Une situation sociale explosive, une économie en berne, des extrémistes qui tentent de pousser leurs pions, et toujours pas de gouvernement: un mois et demi après les élections du 23 octobre, l'atmosphère est délétère en Tunisie.

Devenue l'agora de Tunis, la place du Bardo, face au palais qui abrite l'Assemblée constituante, concentre depuis plusieurs jours toutes les colères et revendications du pays.

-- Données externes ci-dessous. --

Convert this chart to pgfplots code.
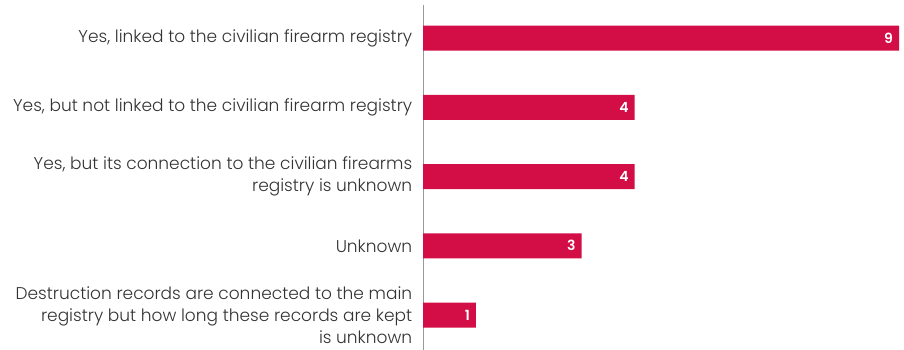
\documentclass[border=0pt]{standalone}
\usepackage{pgfplots}
\pgfplotsset{compat=1.18}
\usepackage{fontspec}
\setmainfont{Poppins}[UprightFont={* Light}, BoldFont={* SemiBold}]
\definecolor{barred}{HTML}{D30D45}
\definecolor{labgray}{HTML}{333333}
\begin{document}
\begin{tikzpicture}
\path[use as bounding box] (0,0) rectangle (904pt,350pt);
\begin{axis}[
  at={(423pt,0pt)}, anchor=south west,
  scale only axis, width=476pt, height=345pt,
  xbar, bar width=25pt,
  xmin=0, xmax=9,
  ymin=-0.477, ymax=4.505, y dir=reverse,
  hide x axis,
  axis y line*=left,
  axis line style={draw=gray!80, line width=0.8pt, -},
  ytick={0,1,2,3,4},
  yticklabels={
    {Yes, linked to the civilian firearm registry},
    {Yes, but not linked to the civilian firearm registry},
    {Yes, but its connection to the civilian firearms\\registry is unknown},
    {Unknown},
    {Destruction records are connected to the main\\registry but how long these records are kept\\is unknown}},
  yticklabel style={align=right, font=\fontsize{17}{22.3}\selectfont, text=labgray, xshift=-3pt},
  ytick style={draw=none},
  nodes near coords,
  /pgf/number format/assume math mode=true,
  nodes near coords style={anchor=east, xshift=-2.5pt, text=white, font=\fontsize{14}{16}\selectfont\bfseries},
]
\addplot[fill=barred, draw=none] coordinates {(9,0) (4,1) (4,2) (3,3) (1,4)};
\end{axis}
\end{tikzpicture}
\end{document}
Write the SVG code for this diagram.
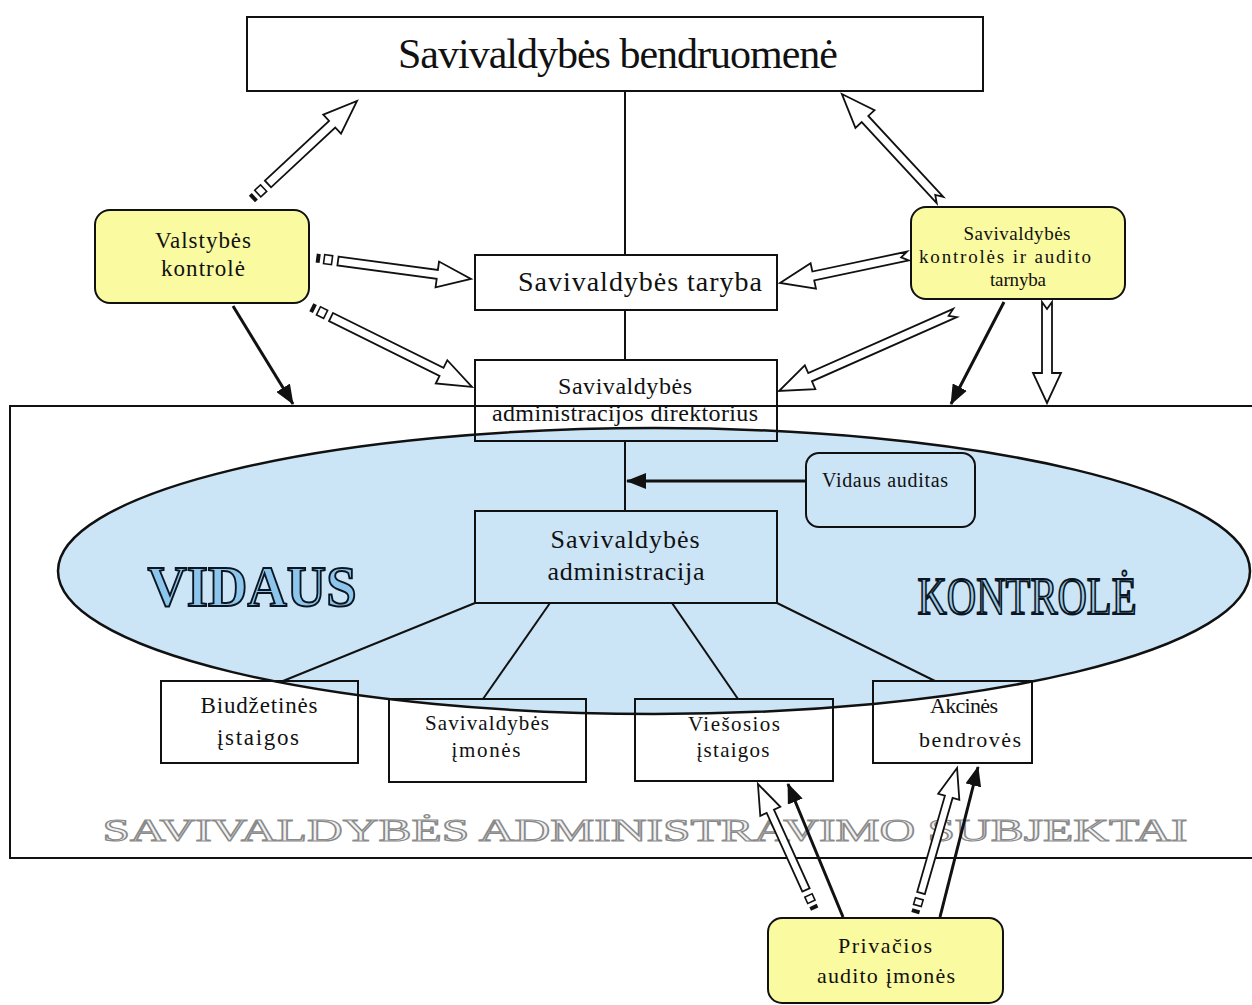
<svg xmlns="http://www.w3.org/2000/svg" width="1252" height="1005" viewBox="0 0 1252 1005">
<defs>
<style>
.box{fill:none;stroke:#111;stroke-width:2}
.wbox{fill:#fff;stroke:#111;stroke-width:2}
.ybox{fill:#fafaa0;stroke:#111;stroke-width:2}
.t{font-family:"Liberation Serif","Times New Roman",serif;fill:#111;text-anchor:middle}
.ln{stroke:#111;stroke-width:2;fill:none}
.bl{stroke:#111;stroke-width:3;fill:none;marker-end:url(#ah)}
.ha{fill:#fff;stroke:#111;stroke-width:1.8;stroke-linejoin:miter}
.sq{fill:#fff;stroke:#111;stroke-width:1.6}
.bar{fill:#111}
</style>
<marker id="ah" viewBox="0 0 20 16" refX="19" refY="8" markerWidth="20" markerHeight="16" markerUnits="userSpaceOnUse" orient="auto">
<path d="M0,0 L20,8 L0,16 z" fill="#111"/>
</marker>
</defs>
<rect x="0" y="0" width="1252" height="1005" fill="#fff"/>

<g id="frame">
<rect x="10" y="406" width="1252" height="452" fill="#fff" stroke="#111" stroke-width="2"/>
<ellipse cx="654" cy="571" rx="596" ry="143" fill="#cbe5f7" stroke="#111" stroke-width="2.5"/>
<text x="252" y="606" class="t" font-size="58" font-weight="bold" textLength="209" lengthAdjust="spacingAndGlyphs" style="fill:#8cc6ec;stroke:#0b1622;stroke-width:2">VIDAUS</text>
<text x="1027" y="614" class="t" font-size="52" textLength="219" lengthAdjust="spacingAndGlyphs" style="fill:#9cc9e6;stroke:#0b1622;stroke-width:2">KONTROLĖ</text>
<text x="645" y="841" class="t" font-size="32" textLength="1085" lengthAdjust="spacingAndGlyphs" style="fill:#f2f2f2;stroke:#8a8a8a;stroke-width:1.2">SAVIVALDYBĖS ADMINISTRAVIMO SUBJEKTAI</text>
</g>

<g id="connectors">
<line class="ln" x1="625" y1="91" x2="625" y2="255"/>
<line class="ln" x1="625" y1="310" x2="625" y2="360"/>
<line class="ln" x1="625" y1="441" x2="625" y2="511"/>
<line class="ln" x1="475" y1="603" x2="283" y2="681"/>
<line class="ln" x1="550" y1="603" x2="483" y2="699"/>
<line class="ln" x1="672" y1="603" x2="738" y2="699"/>
<line class="ln" x1="777" y1="603" x2="935" y2="681"/>
<line class="bl" x1="806" y1="481" x2="627" y2="481"/>
<line class="bl" x1="233" y1="306" x2="293" y2="404"/>
<line class="bl" x1="1004" y1="302" x2="951" y2="404"/>
<line class="bl" x1="843" y1="917" x2="788" y2="784"/>
<line class="bl" x1="940" y1="917" x2="978" y2="767"/>

<g transform="translate(268,184) rotate(-43)">
<path class="ha" d="M0,-4.5 H87.7 V-13 L121.7,0 L87.7,13 V4.5 H0 Z"/>
<rect class="sq" x="-14" y="-4.5" width="8" height="9"/><rect class="bar" x="-22" y="-4.5" width="4" height="9"/>
</g>
<g transform="translate(338,261) rotate(7.7)">
<path class="ha" d="M0,-4.5 H100.2 V-13 L134.2,0 L100.2,13 V4.5 H0 Z"/>
<rect class="sq" x="-14" y="-4.5" width="8" height="9"/><rect class="bar" x="-22" y="-4.5" width="4" height="9"/>
</g>
<g transform="translate(331,317) rotate(26.4)">
<path class="ha" d="M0,-4.5 H123.4 V-13 L157.4,0 L123.4,13 V4.5 H0 Z"/>
<rect class="sq" x="-14" y="-4.5" width="8" height="9"/><rect class="bar" x="-22" y="-4.5" width="4" height="9"/>
</g>

<g transform="translate(940,200) rotate(-132.8)">
<path class="ha" d="M0,-4.5 H110.4 V-13 L144.4,0 L110.4,13 V4.5 H0 L7,0 Z"/>
</g>
<g transform="translate(908,256) rotate(168.1)">
<path class="ha" d="M0,-4.5 H96.8 V-13 L130.8,0 L96.8,13 V4.5 H0 L7,0 Z"/>
</g>
<g transform="translate(955,313) rotate(156.1)">
<path class="ha" d="M0,-4.5 H158.5 V-13 L192.5,0 L158.5,13 V4.5 H0 L7,0 Z"/>
</g>
<g transform="translate(1047,302) rotate(90)">
<path class="ha" d="M0,-5 H71 V-14 L101,0 L71,14 V5 H0 L7,0 Z"/>
</g>

<g transform="translate(806,890) rotate(-114.4)">
<path class="ha" d="M0,-4 H86.4 V-11 L116.4,0 L86.4,11 V4 H0 Z"/>
<rect class="sq" x="-13" y="-4" width="7" height="8"/><rect class="bar" x="-21" y="-4" width="4" height="8"/>
</g>
<g transform="translate(921,893) rotate(-73.9)">
<path class="ha" d="M0,-4 H100.1 V-11 L130.1,0 L100.1,11 V4 H0 Z"/>
<rect class="sq" x="-13" y="-4" width="7" height="8"/><rect class="bar" x="-21" y="-4" width="4" height="8"/>
</g>
</g>

<g id="bendruomene">
<rect class="wbox" x="247" y="17" width="736" height="74"/>
<text class="t" x="618" y="68" font-size="42" textLength="440">Savivaldybės bendruomenė</text>
</g>

<g id="valstybes-kontrole">
<rect class="ybox" x="95" y="210" width="214" height="93" rx="15"/>
<text class="t" x="203" y="248" font-size="23" textLength="96">Valstybės</text>
<text class="t" x="203" y="276" font-size="23" textLength="84">kontrolė</text>
</g>

<g id="taryba">
<rect class="wbox" x="475" y="255" width="302" height="55"/>
<text class="t" x="640" y="291" font-size="28" textLength="244">Savivaldybės taryba</text>
</g>

<g id="direktorius">
<rect class="box" x="475" y="360" width="302" height="81"/>
<text class="t" x="625" y="394" font-size="24" textLength="134">Savivaldybės</text>
<text class="t" x="625" y="421" font-size="24" textLength="266">administracijos direktorius</text>
</g>

<g id="tarnyba">
<rect class="ybox" x="911" y="207" width="214" height="92" rx="15"/>
<text class="t" x="1017" y="240" font-size="19" textLength="107">Savivaldybės</text>
<text class="t" x="1005" y="263" font-size="19" textLength="172">kontrolės ir audito</text>
<text class="t" x="1018" y="286" font-size="19" textLength="56">tarnyba</text>
</g>

<g id="vidaus-auditas">
<rect class="box" x="806" y="453" width="169" height="74" rx="13"/>
<text class="t" x="885" y="487" font-size="20" textLength="126">Vidaus auditas</text>
</g>

<g id="administracija">
<rect class="box" x="475" y="511" width="302" height="92"/>
<text class="t" x="625" y="548" font-size="26" textLength="149">Savivaldybės</text>
<text class="t" x="626" y="580" font-size="26" textLength="157">administracija</text>
</g>

<g id="biudzetines">
<rect class="box" x="161" y="681" width="197" height="82"/>
<text class="t" x="259" y="713" font-size="23" textLength="117">Biudžetinės</text>
<text class="t" x="258" y="745" font-size="23" textLength="82">įstaigos</text>
</g>

<g id="imones">
<rect class="box" x="389" y="699" width="197" height="83"/>
<text class="t" x="487" y="730" font-size="21" textLength="124">Savivaldybės</text>
<text class="t" x="486" y="757" font-size="21" textLength="69">įmonės</text>
</g>

<g id="viesosios">
<rect class="box" x="635" y="699" width="198" height="82"/>
<text class="t" x="734" y="731" font-size="21" textLength="92">Viešosios</text>
<text class="t" x="733" y="757" font-size="21" textLength="73">įstaigos</text>
</g>

<g id="akcines">
<rect class="box" x="873" y="681" width="159" height="82"/>
<text class="t" x="964" y="713" font-size="22" textLength="68">Akcinės</text>
<text class="t" x="970" y="747" font-size="22" textLength="102">bendrovės</text>
</g>

<g id="privacios">
<rect class="ybox" x="768" y="918" width="235" height="85" rx="14"/>
<text class="t" x="885" y="953" font-size="22" textLength="94">Privačios</text>
<text class="t" x="886" y="983" font-size="22" textLength="138">audito įmonės</text>
</g>
</svg>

Depuis mercredi, des centaines d'enseignants protestant contre des incursions d'extrémistes à l'université, chômeurs de la région minière de Gafsa, femmes inquiètes pour leurs droits, campent devant l'Assemblée. «Nous sommes ici parce qu'il y a dans le pays des urgences sociales que l'Assemblée doit voir, et régler», explique Ines Ben Othman, «porte-parole» improvisée des manifestants.

Mais samedi, un autre camp s'est installé, des milliers de sympathisants islamistes étant venus à leur tour marquer leur territoire. «C'est nous la majorité!» proclament-ils, séparés des manifestants par des barrières et des cordons policiers. Des femmes en niqab et des hommes agitant le drapeau noir du parti salafiste Hizb Tahrir, non légal, figurent parmi eux, preuve, selon les «modernistes», de «l'alliance objective» entre le parti islamiste Ennahda et les radicaux religieux.

Ces incidents surviennent alors qu'Ennahda, premier parti au sein de l'Assemblée, a été accusé, y compris par ses deux partenaires de gauche Congrès pour la République (CPR) et Ettakatol, de vouloir s'arroger les pleins pouvoirs dans le futur exécutif. Après une semaine de tractations laborieuses, les députés sont parvenus vendredi à un accord en commission sur l'organisation des pouvoirs, qui sera soumis mardi à l'Assemblée réunie en plénière.

Cet accord ouvrira la voie à l'élection du président de la République et la formation d'un gouvernement, alors que l'exécutif sortant de Béji Caïd Essebsi a officiellement démissionné et ne s'occupe plus que de «gérer les affaires courantes».

«C'est urgent, on ne peut plus attendre. Il y a un climat d'attentisme et de flottement, personne ne décide, ça paralyse l'économie», déplore Hichem Elloumi, un représentant de l'organisation patronale tunisienne UTICA.

Près d'un an après la révolution, la situation économique et sociale continue de se dégrader. Le gouverneur de la Banque centrale (BCT), Mustapha Kamel Nabli, a indiqué samedi que la croissance serait nulle à la fin de l'année 2011, prévoyant une hausse du taux de chômage à plus de 18%.

«Les problèmes sociaux sont exacerbés, le moindre différend dans une entreprise dégénère en conflit. Sans compter les interventions extérieures, comme des chômeurs qui viennent paralyser une entreprise pour réclamer du travail», constate M. Elloumi.

À Tunis mercredi, deux chômeurs de la région minière de Gafsa (centre) ont tenté de se pendre en public devant le siège de la Compagnie des Phosphates (CPG).

Deux localités du gouvernorat de Gafsa ont été mises à sac la semaine dernière après la publication des résultats d'un concours de recrutement à la CPG jugés «truqués».

Situation tendue également dans le sud tunisien, où les deux points de passage avec la Libye sont fermés en raison de la multiplication d'incidents impliquant notamment des Libyens armés.

«Plus rien ne passe, sauf les urgences. Or, c'est vital pour la Tunisie, pour les gens qui vont faire du commerce en Libye», raconte Mongi Slim, un humanitaire sur place.

«C'est très tendu. Aujourd'hui, deux voitures appartenant à des hommes d'affaires libyens ont été incendiées devant leur hôtel à Médenine (sud)», indique-t-il.

«On attend des élus du peuple qu'ils prennent une position claire sur ce qui se passe aujourd'hui dans le pays», résume Ines Ben Othman devant l'Assemblée.